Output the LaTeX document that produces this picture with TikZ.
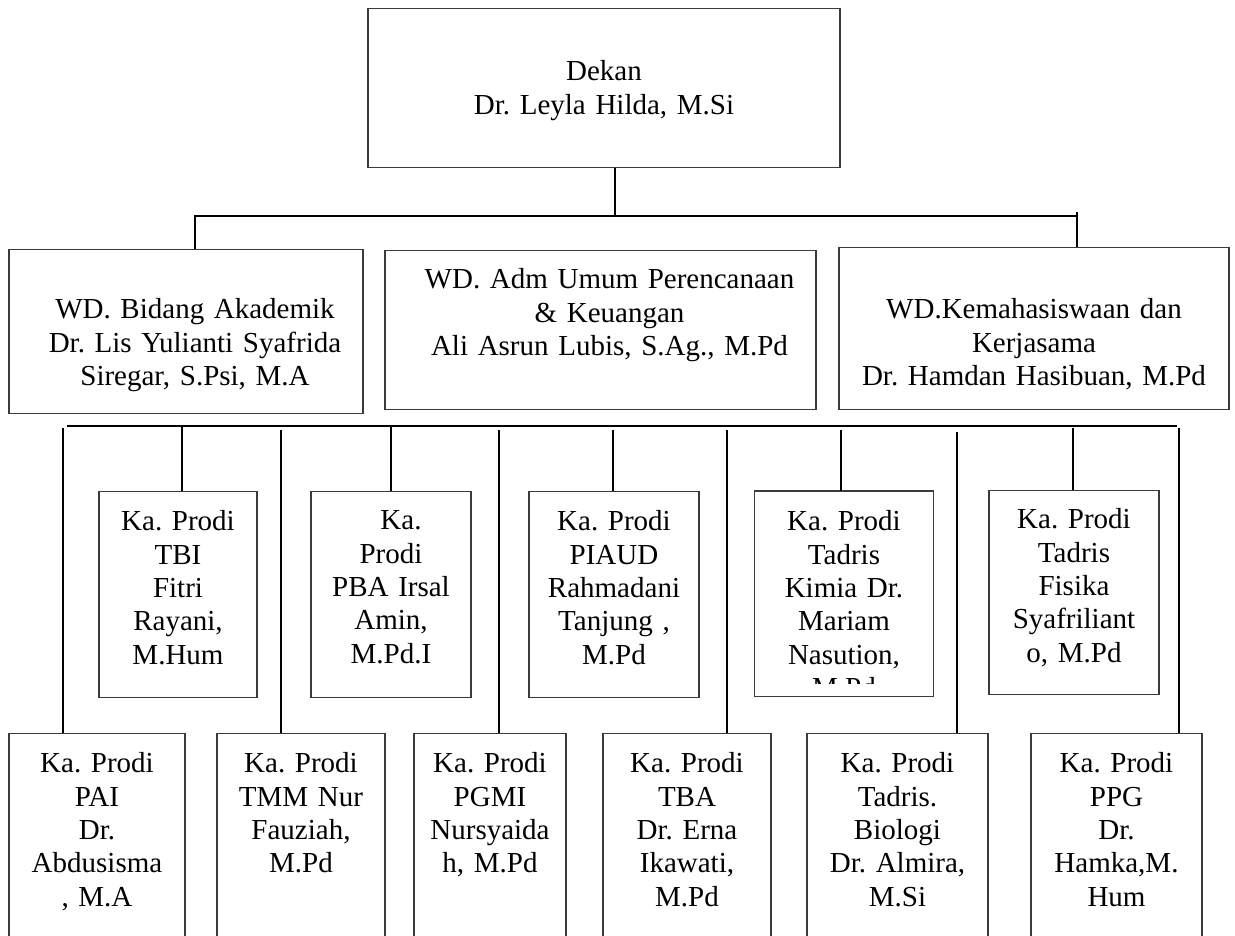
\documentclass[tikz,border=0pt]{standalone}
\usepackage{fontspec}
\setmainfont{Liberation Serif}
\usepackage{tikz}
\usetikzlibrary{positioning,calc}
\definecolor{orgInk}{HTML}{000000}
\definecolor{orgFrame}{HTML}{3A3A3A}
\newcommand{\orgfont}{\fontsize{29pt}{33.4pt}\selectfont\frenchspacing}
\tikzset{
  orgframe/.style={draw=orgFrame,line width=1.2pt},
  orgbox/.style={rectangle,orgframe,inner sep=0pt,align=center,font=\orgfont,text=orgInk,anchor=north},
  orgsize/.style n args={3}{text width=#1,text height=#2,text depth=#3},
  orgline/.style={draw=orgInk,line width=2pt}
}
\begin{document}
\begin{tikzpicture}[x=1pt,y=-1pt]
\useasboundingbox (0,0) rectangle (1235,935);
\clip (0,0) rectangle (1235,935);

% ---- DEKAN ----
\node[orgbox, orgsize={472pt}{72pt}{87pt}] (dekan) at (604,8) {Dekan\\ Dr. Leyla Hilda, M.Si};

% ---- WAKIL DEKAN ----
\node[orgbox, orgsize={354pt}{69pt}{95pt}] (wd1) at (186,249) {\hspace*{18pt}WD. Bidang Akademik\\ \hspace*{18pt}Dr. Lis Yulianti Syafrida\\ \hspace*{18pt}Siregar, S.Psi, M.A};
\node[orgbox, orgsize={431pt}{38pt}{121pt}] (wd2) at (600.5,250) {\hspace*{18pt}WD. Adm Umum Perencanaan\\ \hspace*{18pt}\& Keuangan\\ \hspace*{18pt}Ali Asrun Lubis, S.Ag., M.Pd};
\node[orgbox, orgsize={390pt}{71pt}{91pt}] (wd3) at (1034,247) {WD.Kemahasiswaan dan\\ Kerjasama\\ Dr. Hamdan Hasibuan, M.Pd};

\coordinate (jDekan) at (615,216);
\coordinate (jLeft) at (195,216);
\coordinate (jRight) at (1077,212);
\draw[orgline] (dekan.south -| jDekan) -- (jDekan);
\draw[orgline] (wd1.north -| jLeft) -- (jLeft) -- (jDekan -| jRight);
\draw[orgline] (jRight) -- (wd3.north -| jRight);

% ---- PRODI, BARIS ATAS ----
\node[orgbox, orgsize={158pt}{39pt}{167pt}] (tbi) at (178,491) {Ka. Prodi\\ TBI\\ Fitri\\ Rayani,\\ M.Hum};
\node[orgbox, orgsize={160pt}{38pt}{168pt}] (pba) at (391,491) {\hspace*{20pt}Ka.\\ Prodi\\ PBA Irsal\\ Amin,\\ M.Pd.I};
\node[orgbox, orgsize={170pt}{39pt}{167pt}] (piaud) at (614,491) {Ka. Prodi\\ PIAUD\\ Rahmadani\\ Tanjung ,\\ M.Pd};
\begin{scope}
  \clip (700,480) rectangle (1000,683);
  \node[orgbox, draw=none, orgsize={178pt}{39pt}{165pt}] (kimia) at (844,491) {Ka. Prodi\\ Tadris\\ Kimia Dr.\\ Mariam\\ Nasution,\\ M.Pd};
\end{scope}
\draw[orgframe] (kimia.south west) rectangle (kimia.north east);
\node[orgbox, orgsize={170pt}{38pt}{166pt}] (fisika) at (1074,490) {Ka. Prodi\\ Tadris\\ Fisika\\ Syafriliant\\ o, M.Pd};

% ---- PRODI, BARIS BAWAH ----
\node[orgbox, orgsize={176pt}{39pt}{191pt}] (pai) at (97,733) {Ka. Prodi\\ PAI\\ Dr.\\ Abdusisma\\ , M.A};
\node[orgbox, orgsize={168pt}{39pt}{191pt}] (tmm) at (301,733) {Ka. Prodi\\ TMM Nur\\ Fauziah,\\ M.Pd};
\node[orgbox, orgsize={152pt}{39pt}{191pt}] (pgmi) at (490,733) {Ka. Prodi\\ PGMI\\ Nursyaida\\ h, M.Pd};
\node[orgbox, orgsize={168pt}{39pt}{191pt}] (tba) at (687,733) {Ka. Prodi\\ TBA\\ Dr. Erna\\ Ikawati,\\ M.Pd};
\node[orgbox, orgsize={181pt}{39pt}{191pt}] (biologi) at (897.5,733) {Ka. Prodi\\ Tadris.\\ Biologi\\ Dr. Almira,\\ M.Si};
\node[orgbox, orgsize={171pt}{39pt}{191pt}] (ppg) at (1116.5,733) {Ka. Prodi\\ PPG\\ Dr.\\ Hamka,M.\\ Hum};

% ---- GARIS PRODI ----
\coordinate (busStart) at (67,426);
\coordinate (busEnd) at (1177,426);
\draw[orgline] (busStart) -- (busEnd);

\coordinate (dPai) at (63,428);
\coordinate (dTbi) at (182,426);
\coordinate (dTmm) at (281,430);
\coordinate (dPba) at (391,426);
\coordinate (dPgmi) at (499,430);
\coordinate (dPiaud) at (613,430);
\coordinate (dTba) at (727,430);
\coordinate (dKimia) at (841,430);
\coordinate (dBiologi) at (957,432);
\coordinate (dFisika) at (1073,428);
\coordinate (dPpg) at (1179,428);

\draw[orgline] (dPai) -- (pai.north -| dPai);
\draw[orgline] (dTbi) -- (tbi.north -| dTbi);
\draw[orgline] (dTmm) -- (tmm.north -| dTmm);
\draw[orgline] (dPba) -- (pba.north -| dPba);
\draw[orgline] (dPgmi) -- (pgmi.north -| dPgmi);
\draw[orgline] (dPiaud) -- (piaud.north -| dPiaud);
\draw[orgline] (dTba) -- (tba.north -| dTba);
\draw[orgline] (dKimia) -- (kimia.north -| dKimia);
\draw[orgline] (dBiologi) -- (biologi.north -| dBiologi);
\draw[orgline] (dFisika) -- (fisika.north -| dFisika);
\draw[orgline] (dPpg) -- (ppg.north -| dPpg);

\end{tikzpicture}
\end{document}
_ _ _
▸ What to work on: Pictures are excluded; output everything else in the data verbatim.

▸ Expected answer:
Output the LaTeX document that produces this picture with TikZ.
\documentclass[tikz,border=0pt]{standalone}
\usepackage{fontspec}
\setmainfont{Liberation Serif}
\usepackage{tikz}
\usetikzlibrary{positioning,calc}
\definecolor{orgInk}{HTML}{000000}
\definecolor{orgFrame}{HTML}{3A3A3A}
\newcommand{\orgfont}{\fontsize{29pt}{33.4pt}\selectfont\frenchspacing}
\tikzset{
  orgframe/.style={draw=orgFrame,line width=1.2pt},
  orgbox/.style={rectangle,orgframe,inner sep=0pt,align=center,font=\orgfont,text=orgInk,anchor=north},
  orgsize/.style n args={3}{text width=#1,text height=#2,text depth=#3},
  orgline/.style={draw=orgInk,line width=2pt}
}
\begin{document}
\begin{tikzpicture}[x=1pt,y=-1pt]
\useasboundingbox (0,0) rectangle (1235,935);
\clip (0,0) rectangle (1235,935);

% ---- DEKAN ----
\node[orgbox, orgsize={472pt}{72pt}{87pt}] (dekan) at (604,8) {Dekan\\ Dr. Leyla Hilda, M.Si};

% ---- WAKIL DEKAN ----
\node[orgbox, orgsize={354pt}{69pt}{95pt}] (wd1) at (186,249) {\hspace*{18pt}WD. Bidang Akademik\\ \hspace*{18pt}Dr. Lis Yulianti Syafrida\\ \hspace*{18pt}Siregar, S.Psi, M.A};
\node[orgbox, orgsize={431pt}{38pt}{121pt}] (wd2) at (600.5,250) {\hspace*{18pt}WD. Adm Umum Perencanaan\\ \hspace*{18pt}\& Keuangan\\ \hspace*{18pt}Ali Asrun Lubis, S.Ag., M.Pd};
\node[orgbox, orgsize={390pt}{71pt}{91pt}] (wd3) at (1034,247) {WD.Kemahasiswaan dan\\ Kerjasama\\ Dr. Hamdan Hasibuan, M.Pd};

\coordinate (jDekan) at (615,216);
\coordinate (jLeft) at (195,216);
\coordinate (jRight) at (1077,212);
\draw[orgline] (dekan.south -| jDekan) -- (jDekan);
\draw[orgline] (wd1.north -| jLeft) -- (jLeft) -- (jDekan -| jRight);
\draw[orgline] (jRight) -- (wd3.north -| jRight);

% ---- PRODI, BARIS ATAS ----
\node[orgbox, orgsize={158pt}{39pt}{167pt}] (tbi) at (178,491) {Ka. Prodi\\ TBI\\ Fitri\\ Rayani,\\ M.Hum};
\node[orgbox, orgsize={160pt}{38pt}{168pt}] (pba) at (391,491) {\hspace*{20pt}Ka.\\ Prodi\\ PBA Irsal\\ Amin,\\ M.Pd.I};
\node[orgbox, orgsize={170pt}{39pt}{167pt}] (piaud) at (614,491) {Ka. Prodi\\ PIAUD\\ Rahmadani\\ Tanjung ,\\ M.Pd};
\begin{scope}
  \clip (700,480) rectangle (1000,683);
  \node[orgbox, draw=none, orgsize={178pt}{39pt}{165pt}] (kimia) at (844,491) {Ka. Prodi\\ Tadris\\ Kimia Dr.\\ Mariam\\ Nasution,\\ M.Pd};
\end{scope}
\draw[orgframe] (kimia.south west) rectangle (kimia.north east);
\node[orgbox, orgsize={170pt}{38pt}{166pt}] (fisika) at (1074,490) {Ka. Prodi\\ Tadris\\ Fisika\\ Syafriliant\\ o, M.Pd};

% ---- PRODI, BARIS BAWAH ----
\node[orgbox, orgsize={176pt}{39pt}{191pt}] (pai) at (97,733) {Ka. Prodi\\ PAI\\ Dr.\\ Abdusisma\\ , M.A};
\node[orgbox, orgsize={168pt}{39pt}{191pt}] (tmm) at (301,733) {Ka. Prodi\\ TMM Nur\\ Fauziah,\\ M.Pd};
\node[orgbox, orgsize={152pt}{39pt}{191pt}] (pgmi) at (490,733) {Ka. Prodi\\ PGMI\\ Nursyaida\\ h, M.Pd};
\node[orgbox, orgsize={168pt}{39pt}{191pt}] (tba) at (687,733) {Ka. Prodi\\ TBA\\ Dr. Erna\\ Ikawati,\\ M.Pd};
\node[orgbox, orgsize={181pt}{39pt}{191pt}] (biologi) at (897.5,733) {Ka. Prodi\\ Tadris.\\ Biologi\\ Dr. Almira,\\ M.Si};
\node[orgbox, orgsize={171pt}{39pt}{191pt}] (ppg) at (1116.5,733) {Ka. Prodi\\ PPG\\ Dr.\\ Hamka,M.\\ Hum};

% ---- GARIS PRODI ----
\coordinate (busStart) at (67,426);
\coordinate (busEnd) at (1177,426);
\draw[orgline] (busStart) -- (busEnd);

\coordinate (dPai) at (63,428);
\coordinate (dTbi) at (182,426);
\coordinate (dTmm) at (281,430);
\coordinate (dPba) at (391,426);
\coordinate (dPgmi) at (499,430);
\coordinate (dPiaud) at (613,430);
\coordinate (dTba) at (727,430);
\coordinate (dKimia) at (841,430);
\coordinate (dBiologi) at (957,432);
\coordinate (dFisika) at (1073,428);
\coordinate (dPpg) at (1179,428);

\draw[orgline] (dPai) -- (pai.north -| dPai);
\draw[orgline] (dTbi) -- (tbi.north -| dTbi);
\draw[orgline] (dTmm) -- (tmm.north -| dTmm);
\draw[orgline] (dPba) -- (pba.north -| dPba);
\draw[orgline] (dPgmi) -- (pgmi.north -| dPgmi);
\draw[orgline] (dPiaud) -- (piaud.north -| dPiaud);
\draw[orgline] (dTba) -- (tba.north -| dTba);
\draw[orgline] (dKimia) -- (kimia.north -| dKimia);
\draw[orgline] (dBiologi) -- (biologi.north -| dBiologi);
\draw[orgline] (dFisika) -- (fisika.north -| dFisika);
\draw[orgline] (dPpg) -- (ppg.north -| dPpg);

\end{tikzpicture}
\end{document}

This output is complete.